Material provided:
>> Start

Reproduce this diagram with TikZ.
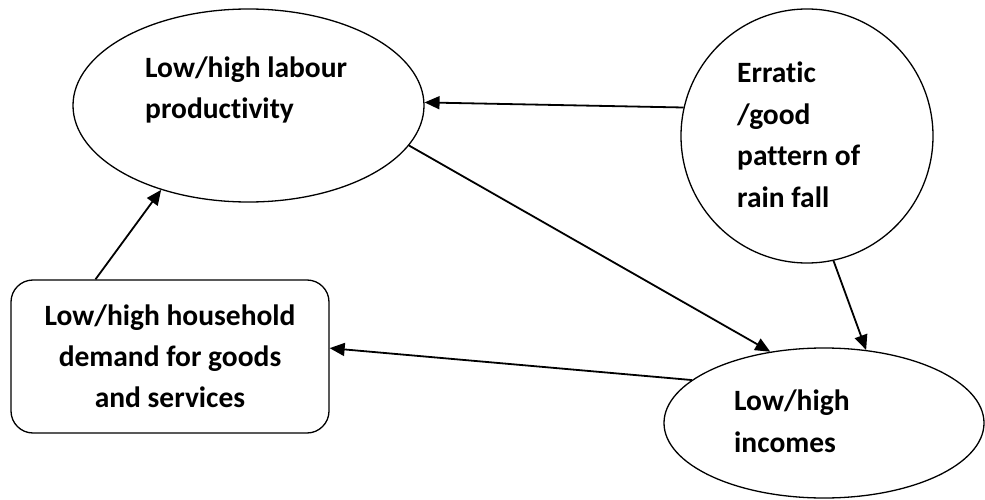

>> End
>> Start

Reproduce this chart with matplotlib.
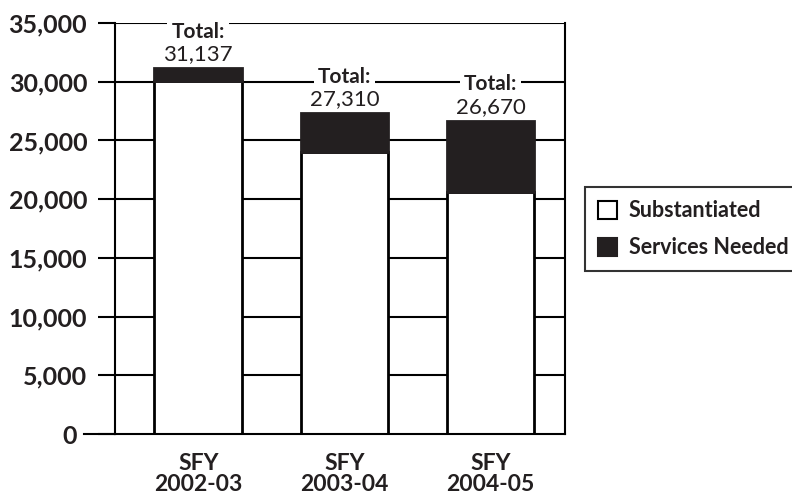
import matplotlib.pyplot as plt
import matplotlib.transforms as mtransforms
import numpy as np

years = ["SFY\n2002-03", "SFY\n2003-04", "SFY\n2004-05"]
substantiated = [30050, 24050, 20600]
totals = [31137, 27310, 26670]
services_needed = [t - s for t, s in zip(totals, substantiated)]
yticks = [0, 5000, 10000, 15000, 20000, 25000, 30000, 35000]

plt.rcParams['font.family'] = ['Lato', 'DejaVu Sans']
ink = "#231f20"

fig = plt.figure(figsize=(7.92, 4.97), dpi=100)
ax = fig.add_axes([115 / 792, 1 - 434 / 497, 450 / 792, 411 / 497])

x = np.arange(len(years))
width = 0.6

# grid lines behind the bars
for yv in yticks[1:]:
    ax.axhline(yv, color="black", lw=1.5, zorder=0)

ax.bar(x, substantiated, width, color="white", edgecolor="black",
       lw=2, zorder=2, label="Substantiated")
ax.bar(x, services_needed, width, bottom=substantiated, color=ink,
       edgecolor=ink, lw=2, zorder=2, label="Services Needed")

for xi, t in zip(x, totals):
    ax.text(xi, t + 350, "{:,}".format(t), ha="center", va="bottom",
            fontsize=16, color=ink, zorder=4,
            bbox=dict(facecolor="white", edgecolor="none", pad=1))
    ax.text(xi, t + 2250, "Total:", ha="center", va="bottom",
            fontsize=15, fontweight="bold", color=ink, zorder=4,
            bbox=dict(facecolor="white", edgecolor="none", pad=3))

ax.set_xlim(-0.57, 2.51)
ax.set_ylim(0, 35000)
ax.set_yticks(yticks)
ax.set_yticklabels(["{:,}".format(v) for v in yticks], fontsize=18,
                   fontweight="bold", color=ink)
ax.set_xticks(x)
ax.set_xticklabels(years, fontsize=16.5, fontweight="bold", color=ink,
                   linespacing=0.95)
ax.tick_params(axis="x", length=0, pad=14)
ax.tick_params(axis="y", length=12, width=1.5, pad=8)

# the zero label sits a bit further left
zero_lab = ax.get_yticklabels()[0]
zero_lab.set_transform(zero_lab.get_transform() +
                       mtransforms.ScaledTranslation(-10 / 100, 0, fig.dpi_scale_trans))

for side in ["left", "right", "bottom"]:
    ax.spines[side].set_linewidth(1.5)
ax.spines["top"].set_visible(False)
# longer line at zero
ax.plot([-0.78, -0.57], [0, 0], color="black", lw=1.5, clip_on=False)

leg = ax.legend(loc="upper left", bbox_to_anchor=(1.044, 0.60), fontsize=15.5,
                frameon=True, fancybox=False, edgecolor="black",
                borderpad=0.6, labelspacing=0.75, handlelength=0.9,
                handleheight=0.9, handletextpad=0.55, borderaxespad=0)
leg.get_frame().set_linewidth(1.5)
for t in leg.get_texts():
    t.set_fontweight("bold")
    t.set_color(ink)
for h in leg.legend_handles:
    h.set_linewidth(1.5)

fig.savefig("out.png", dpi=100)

>> End

Task statement:
Report each line in the data that holds the word "Reproduce".

Result:
Reproduce this diagram with TikZ.
Reproduce this chart with matplotlib.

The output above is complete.